## SHORT PROBLEM
Please write the listing below out again exactly, leaving every picture behind.

## MATERIAL PROVIDED
_ _ _
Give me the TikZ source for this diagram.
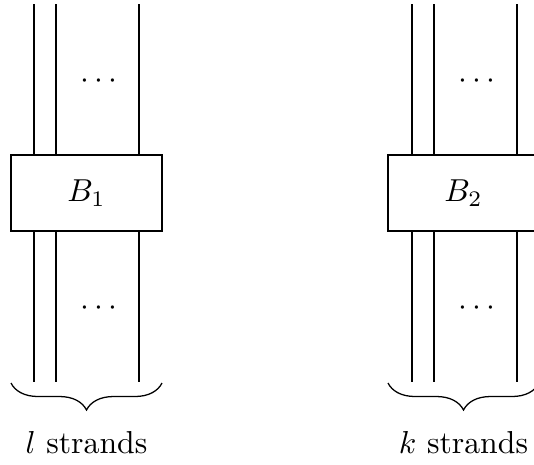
\documentclass[tikz,border=0pt]{standalone}
\usetikzlibrary{decorations.pathreplacing}
\tikzset{
  strand/.style={line width=0.6pt},
  bbox/.style={draw, line width=0.6pt, fill=white, minimum width=151*0.315pt, minimum height=76*0.315pt, inner sep=0pt},
  bracestyle/.style={decorate, decoration={brace, mirror, amplitude=8.5pt}, line width=0.4pt},
  lbl/.style={anchor=base, inner sep=0pt},
  dotsnode/.style={anchor=base, inner sep=0pt}
}
\begin{document}
\begin{tikzpicture}[x=0.315pt, y=-0.315pt]
\useasboundingbox (0,0) rectangle (534,464);
\clip (0,0) rectangle (534,464);
% left block
\node[bbox] (b1) at (86.5,193) {$B_1$};
\foreach \i/\x in {a/34, b/56, c/139} {
  \coordinate (l\i top) at (\x,4);
  \coordinate (l\i bot) at (\x,382);
  \draw[strand] (l\i top) -- (\x,155);
  \draw[strand] (\x,231) -- (l\i bot);
}
\node[dotsnode] (ld1) at (99,88) {$\cdots$};
\node[dotsnode] (ld2) at (99,315) {$\cdots$};
\coordinate (lbl1) at (11,383);
\coordinate (lbr1) at (162,383);
\draw[bracestyle] (lbl1) -- (lbr1);
\node[lbl] (lt) at (86.5,453) {$l$ strands};
% right block
\node[bbox] (b2) at (463.5,193) {$B_2$};
\foreach \i/\x in {a/412, b/434, c/517} {
  \coordinate (r\i top) at (\x,4);
  \coordinate (r\i bot) at (\x,382);
  \draw[strand] (r\i top) -- (\x,155);
  \draw[strand] (\x,231) -- (r\i bot);
}
\node[dotsnode] (rd1) at (477,88) {$\cdots$};
\node[dotsnode] (rd2) at (477,315) {$\cdots$};
\coordinate (rbl) at (388,383);
\coordinate (rbr) at (539,383);
\draw[bracestyle] (rbl) -- (rbr);
\node[lbl] (rt) at (463.5,453) {$k$ strands};
\end{tikzpicture}
\end{document}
_ _ _
## EXERCISE RESULT
Give me the TikZ source for this diagram.
\documentclass[tikz,border=0pt]{standalone}
\usetikzlibrary{decorations.pathreplacing}
\tikzset{
  strand/.style={line width=0.6pt},
  bbox/.style={draw, line width=0.6pt, fill=white, minimum width=151*0.315pt, minimum height=76*0.315pt, inner sep=0pt},
  bracestyle/.style={decorate, decoration={brace, mirror, amplitude=8.5pt}, line width=0.4pt},
  lbl/.style={anchor=base, inner sep=0pt},
  dotsnode/.style={anchor=base, inner sep=0pt}
}
\begin{document}
\begin{tikzpicture}[x=0.315pt, y=-0.315pt]
\useasboundingbox (0,0) rectangle (534,464);
\clip (0,0) rectangle (534,464);
% left block
\node[bbox] (b1) at (86.5,193) {$B_1$};
\foreach \i/\x in {a/34, b/56, c/139} {
  \coordinate (l\i top) at (\x,4);
  \coordinate (l\i bot) at (\x,382);
  \draw[strand] (l\i top) -- (\x,155);
  \draw[strand] (\x,231) -- (l\i bot);
}
\node[dotsnode] (ld1) at (99,88) {$\cdots$};
\node[dotsnode] (ld2) at (99,315) {$\cdots$};
\coordinate (lbl1) at (11,383);
\coordinate (lbr1) at (162,383);
\draw[bracestyle] (lbl1) -- (lbr1);
\node[lbl] (lt) at (86.5,453) {$l$ strands};
% right block
\node[bbox] (b2) at (463.5,193) {$B_2$};
\foreach \i/\x in {a/412, b/434, c/517} {
  \coordinate (r\i top) at (\x,4);
  \coordinate (r\i bot) at (\x,382);
  \draw[strand] (r\i top) -- (\x,155);
  \draw[strand] (\x,231) -- (r\i bot);
}
\node[dotsnode] (rd1) at (477,88) {$\cdots$};
\node[dotsnode] (rd2) at (477,315) {$\cdots$};
\coordinate (rbl) at (388,383);
\coordinate (rbr) at (539,383);
\draw[bracestyle] (rbl) -- (rbr);
\node[lbl] (rt) at (463.5,453) {$k$ strands};
\end{tikzpicture}
\end{document}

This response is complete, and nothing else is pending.